Lastly, in terms of our need for connection, the more that people can have a sense of inclusion or a sense of being seen, or appreciated, or liked or loved; the more that people can cultivate the traits of being compassionate, kind, and loving themselves, the more that they’re going to be able to stay in a responsive mode of the brain, even if they deal with issues in this connection system like being rejected or devalued or left out by somebody else.
Do people differ in the sort of mode that they tend to be in, reactive or responsive, based on their personal history or personality?
The short answer, I’m sure, is yes. There’s a general finding in psychology that, on average, about a third of our personal characteristics are innate, and roughly two-thirds are acquired one way or another. And so, it’s true, I think, that some people are just by tendency more reactive, more sensitive, fiery. They come out of the box that way. On the other hand, anybody can gradually develop themselves over time through repeatedly internalizing positive experiences and also learning from negative ones. There’s been research on the development of resilience, as well as many anecdotal tales of people who were very reactive because they grew up in a reactive environment—a lot of poverty or chaos in their home or within the family—but then over time, become increasingly sturdy and even-keeled as they navigate the storms of life.

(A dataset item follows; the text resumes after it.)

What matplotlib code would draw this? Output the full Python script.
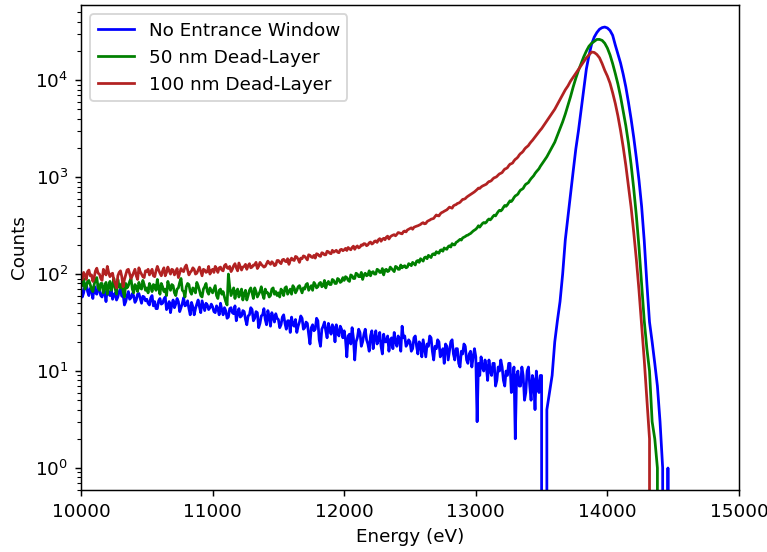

You said in the book that regular exercise can be a factor; can you explain how that helps?
It’s interesting, and I’m someone that doesn’t like exercise. Research shows that exercise is a very good physical health factor obviously, but it also confers mental health benefits. For example, regular exercise is roughly as powerful on average for mild depression as medication is, studies show.
People who are depressed, mildly to moderately depressed, are still having positive experiences, but they’re not changing from them; they’re not learning from them. One of the theories about why exercise seems to have such a powerful effect on depression in terms of lifting the mood, is that exercise promotes the growth of new neurons in the hippocampus, which is involved with learning—both learning from specific life experiences, as well as learning how to put things into context, see things in the bigger picture. It’s possible that as exercise promotes the growth of neurons in the hippocampus, people become more able to cope with life and make use of positive experiences.
Taking in the good seemed like something you started to do on your own in college, and then later you found that research supported the practice, is that right?
A lot of people stumble upon something that works for them, and then later on they find out there’s a lot of research that’s related to it. For me, the research that’s relevant is on learning, both cognitive learning and especially emotional learning. How do people grow psychologically? The research on that shows that it’s a two-stage process of activation and installation. Also as a long-time clinician, I began to think about how relatively good we are as clinicians at activating positive mental states, but how bad we generally are at helping people actually install those activated states into neural structure. That was a real wake-up call for me, as a therapist.